We have got used to the existence of ‘deepfakes’, computer generated images and videos that are almost indistinguishable from the real thing. This has caused some serious concerns about the possibility of deepfakes becoming a powerful tool for disinformation and mischief, especially in the political arena, since it is possible to have people seem to say and do things that are damaging to themselves with the viewer being none the wiser that they have been conned.

But how dangerous is this?

In the November 20, 2023 issue ofThe New Yorker, Daniel Immerwahr reviews some recent books that look at the dangers posed by deepfakes and concludes that the fears may be overblown, and that even when deepfakes are explicitly political, most of it is used for parody and otherwise humorous purposes, and not meant to convince us that we are watching the real thing,

Fakery in the visual realm goes back to the earliest days of photography, where a lot of editing was done in darkroooms to get the effect sought.

In “Faking It” (2012), Mia Fineman, a photography curator at the Metropolitan Museum of Art, explains that early cameras had a hard time capturing landscapes—either the sky was washed out or the ground was hard to see. To compensate, photographers added clouds by hand, or they combined the sky from one negative with the land from another (which might be of a different location).

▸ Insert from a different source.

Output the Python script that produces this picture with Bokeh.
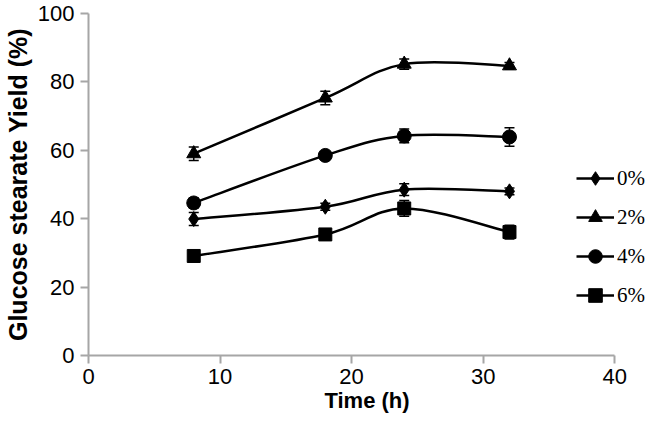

From our vantage point, such manipulation seems audacious. Mathew Brady, the renowned Civil War photographer, inserted an extra officer into a portrait of William Tecumseh Sherman and his generals. Two haunting Civil War photos of men killed in action were, in fact, the same soldier—the photographer, Alexander Gardner, had lugged the decomposing corpse from one spot to another. Such expedients do not appear to have burdened many consciences. In 1904, the critic Sadakichi Hartmann noted that nearly every professional photographer employed the “trickeries of elimination, generalization, accentuation, or augmentation.” It wasn’t until the twentieth century that what Hartmann called “straight photography” became an ideal to strive for.